In the intervening 57 years, that gap has become an
unbridgeable abyss. In every large city in Connecticut, crime is up, education
is down, fatherless families are up, social anarchy is up – and politicians
across the state, far from proposing workable solutions to urban social
problems, seem by their silence to have amicably bid this ganglion of
disruptive social problems a fond farewell. In law, silence signifies assent;
in politics, silence signifies the presence of acceptable false solutions to enduring problems.
In some city churches, one may hear from the pulpits laments
concerning the absence of fathers in households. But in Connecticut’s General Assembly,
silence signifies a general assent to the urban status quo – where fathers,
more than a half century after Moynihan’s cautionary report, have simply disappeared, replaced by
solicitous welfare workers.
Powell’s latest column, “Education disaster in Connecticut's cities is
all child neglect by parents,” blasts
“New Haven's Board of Alders (aka the city
council),” for having “spent much of its last meeting debating reading
instruction techniques even as 58% of the city's public school students are
classified as chronically absent.”
But there is an ironic beam of sunshine in every dark cloud:
“At least the meeting produced admissions from Superintendent Ilene Tracy,”
Powell tells us, “that for two years student mental health and
‘social-emotional learning’ have displaced academic instruction and that
student behavior is now ‘atrocious.’”
For years, Powell has been shining a bright light into the
dark recesses – and debilitating consequences – of a welfare state that rewards
women relying on a crutch held out to them by a paternalistic state. The
welfare state is paternalistic in the precise meaning of the word. It REPLACES the
moral obligations of fathers and mothers with state welfare procedures.
Whatever you finance in this sorry world you will have more
of.

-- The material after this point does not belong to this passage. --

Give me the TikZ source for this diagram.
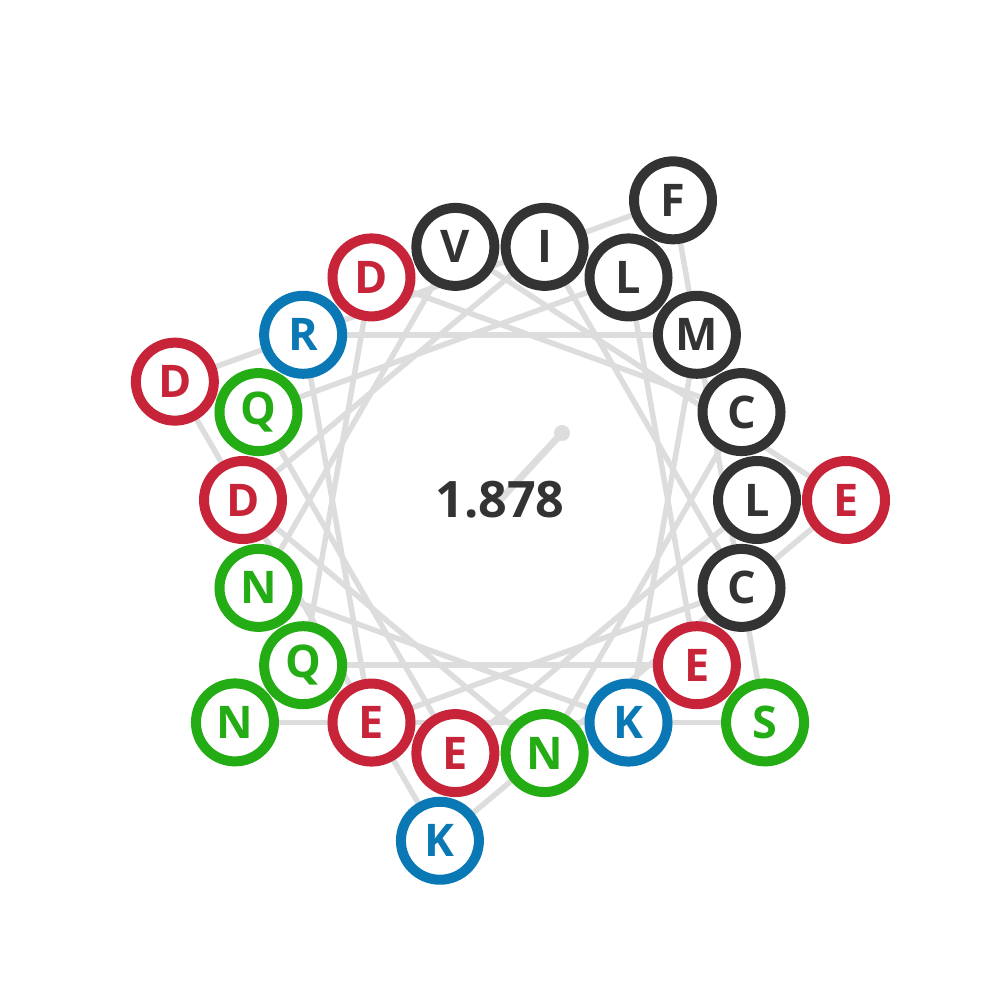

Welfare finances prolonged dependency and its attendant consequences through
generations of householders: mothers without husbands, families without fathers;
neglected African American young boys who prey upon each other and turn for personal
affirmation to criminal gangs; honey-tongued cons who know how to beat the
welfare system; schooling that does not educate; and, of course, a true picture
of urban life in Connecticut’s larger cities would not be complete without
weepy politicians who attend the funerals of three year old children shot by nineteen
year old children, whose names
are forgotten two weeks after last rights are read over them.
What the poor in cities need to be self-reliant is precisely
the same social architecture struggling middle class householders in, say,
Greenwich, Connecticut need to survive in a world that averts its eyes from
private sufferings.
In our 21st century post-progressive
anti-clerical nirvana, we have, thankfully, replaced “the sin that dare not
speak its name” with a much more penetrating silence wrapped around a false
paternal state support system that keeps the poor under bridges while solicitous
politicians agitate for an end to poverty caused in large part by solicitous
politicians.
Restoring social order is, in our day, for reasons mentioned
by Powell, a high hill to climb:
“City officials and legislators cannot examine the causes of
child neglect and educational failure without indicting their own constituents.
“State officials can't examine the causes without indicting
themselves for a welfare system that destroys the family while putting thousands
of unionized and politically active 'helpers' on the government
payroll.
“Educators, also numerous, unionized, and politically
active, can't do it without calling more attention to their irrelevance and
impugning their employment.”
Powell, a very lonely voice, nearly a party of one, should be given the equivalent
of a Connecticut Pulitzer for having the courage to grapple with these problems
seriously -- and in public -- while the rest of us stand by mute and unheeding.